The third cemetery is for South Sea islanders who were brought in to work on the copra plantation and who stayed and intermarried.

Finally, there is a cemetery for 10 of the black Solomon Islanders who were kidnapped in the 1880s (the historical term for this activity is "blackbirding") to work in mines or plantations. Eli Jennings II "bought" them to work on his plantation. Ten of them never returned to their home island.

Each grave is outlined by bottles placed upside down into the ground. The captain said many of the bottles are more than 100 years old. Nobody takes them for fear of being cursed by the dead.

Capt. Wally Thompson said he and his brother are determined to carry out their mother's wishes. Wally's brother is Tihati Thompson, whose Polynesian Revue is a long-standing attraction at the Princess Kaiulani Hotel in Waikiki.

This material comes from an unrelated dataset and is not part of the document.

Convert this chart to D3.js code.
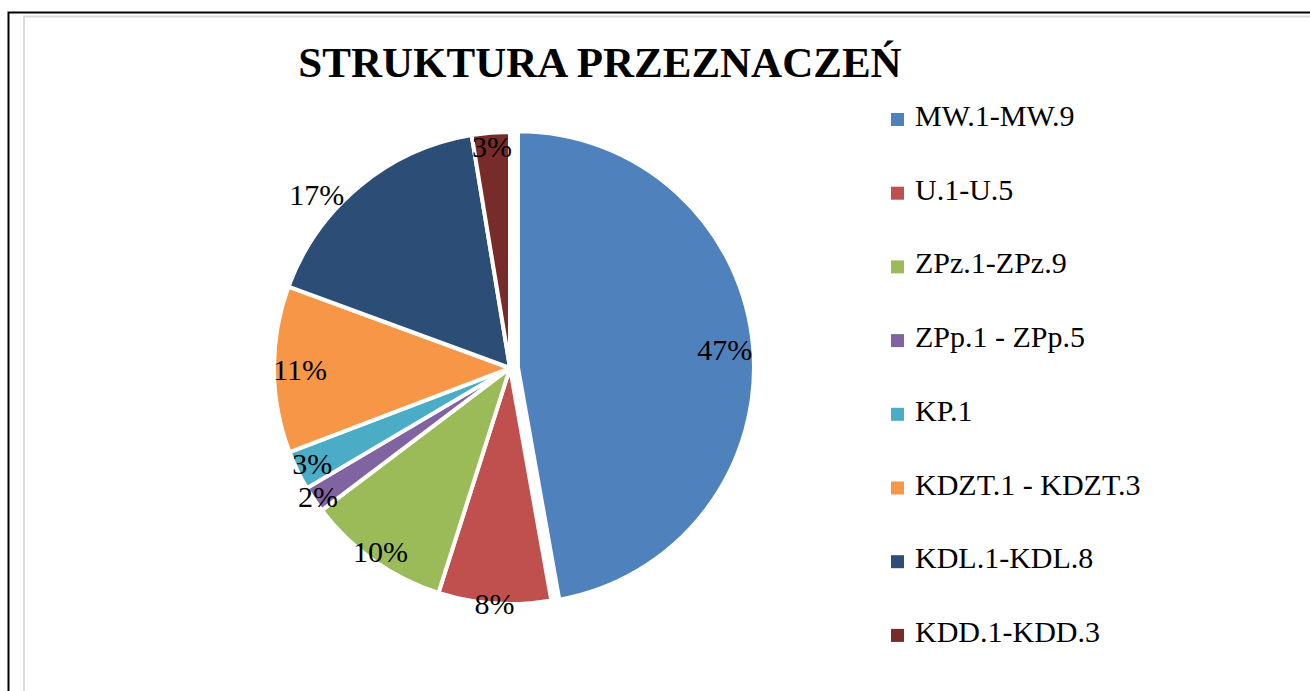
<!DOCTYPE html>
<html>
<head>
<meta charset="utf-8">
<script src="https://cdn.jsdelivr.net/npm/d3@7"></script>
<style>
  body { margin: 0; background: #fff; }
  text { font-family: "Liberation Serif", "Times New Roman", serif; }
</style>
</head>
<body>
<svg id="chart"></svg>
<script>
// Data (shares, %)
const categories = ['MW.1-MW.9', 'U.1-U.5', 'ZPz.1-ZPz.9', 'ZPp.1 - ZPp.5', 'KP.1', 'KDZT.1 - KDZT.3', 'KDL.1-KDL.8', 'KDD.1-KDD.3'];
const shares = [47.2, 7.7, 9.8, 1.8, 2.7, 11.4, 16.8, 2.6];
const colors = ['#4F81BD', '#C0504D', '#9BBB59', '#8064A2', '#4BACC6', '#F79646', '#2C4D75', '#772C2A'];

const width = 1310, height = 691;
const cx = 510, cy = 368, radius = 236;
const explodeOffset = 8;          // first slice pulled out
const labelRadius = [0.88, 1.0, 0.95, 0.98, 0.93, 0.89, 1.1, 0.94];
const labelNudge = [0, 0, 0, 0, 0, 0, -8.5, 0]; // degrees, best-fit shifts

const data = categories.map((c, i) => ({name: c, value: shares[i], color: colors[i]}));
const total = d3.sum(shares);
const pct = d3.format('.0%');

const svg = d3.select('#chart')
  .attr('width', width)
  .attr('height', height);

// chart frame
svg.append('rect')
  .attr('x', 8.5).attr('y', 12.5)
  .attr('width', 1400).attr('height', 800)
  .attr('fill', 'none').attr('stroke', '#000').attr('stroke-width', 2);
svg.append('rect')
  .attr('x', 24).attr('y', 16.5)
  .attr('width', 1400).attr('height', 800)
  .attr('fill', 'none').attr('stroke', '#d9d9d9').attr('stroke-width', 2);

// title
svg.append('text')
  .attr('x', 600).attr('y', 77)
  .attr('text-anchor', 'middle')
  .attr('font-size', 43)
  .attr('font-weight', 'bold')
  .text('STRUKTURA PRZEZNACZEŃ');

const pie = d3.pie().sort(null).value(d => d.value);
const arcs = pie(data);
const arc = d3.arc().innerRadius(0).outerRadius(radius);

const g = svg.append('g').attr('transform', `translate(${cx},${cy})`);

const offsetOf = (d, i) => {
  if (i !== 0) return [0, 0];
  const mid = (d.startAngle + d.endAngle) / 2;
  return [Math.sin(mid) * explodeOffset, -Math.cos(mid) * explodeOffset];
};

g.selectAll('.slice')
  .data(arcs)
  .join('path')
  .attr('class', 'slice')
  .attr('transform', (d, i) => `translate(${offsetOf(d, i)})`)
  .attr('d', arc)
  .attr('fill', d => d.data.color)
  .attr('stroke', '#fff')
  .attr('stroke-width', 4)
  .attr('stroke-linejoin', 'round');

g.selectAll('.label')
  .data(arcs)
  .join('text')
  .attr('class', 'label')
  .attr('transform', (d, i) => {
    const off = offsetOf(d, i);
    const a = (d.startAngle + d.endAngle) / 2 + labelNudge[i] * Math.PI / 180;
    const r = radius * labelRadius[i];
    return `translate(${off[0] + Math.sin(a) * r},${off[1] - Math.cos(a) * r})`;
  })
  .attr('text-anchor', 'middle')
  .attr('dy', '0.35em')
  .attr('font-size', 30)
  .attr('fill', '#000')
  .text(d => pct(d.data.value / total));

// legend
const legend = svg.append('g').attr('transform', 'translate(891,126)');
const item = legend.selectAll('.item')
  .data(data)
  .join('g')
  .attr('class', 'item')
  .attr('transform', (d, i) => `translate(0,${i * 73.7})`);
item.append('rect')
  .attr('x', 0).attr('y', -13)
  .attr('width', 13).attr('height', 13)
  .attr('fill', d => d.color);
item.append('text')
  .attr('x', 24).attr('y', 0)
  .attr('font-size', 30)
  .text(d => d.name);
</script>
</body>
</html>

A last wish of their mother was that they bring Swains Island back to its former glory. Hurricane Percy flattened the village on the island. The only building left standing was the 100-year-old church made of redwood lumber. The old family mansion, built more than 100 years ago by Eli Jennings, is a wreck.

"We want to rebuild the houses of our five families on the island and restock the dispensary," Thompson said. "This year Swains Island will celebrate 80 years since the U.S. flag was raised over the island. We want to fix everything up for the big family reunion next year. My mother wanted all the Swains Island 'ohana to come back and visit their ancestors in the cemeteries."

Wally Thompson said his brother has founded the South Seas Christian Ministry, which sends teams of young people to Samoa to teach and work. A team recently visited Swains.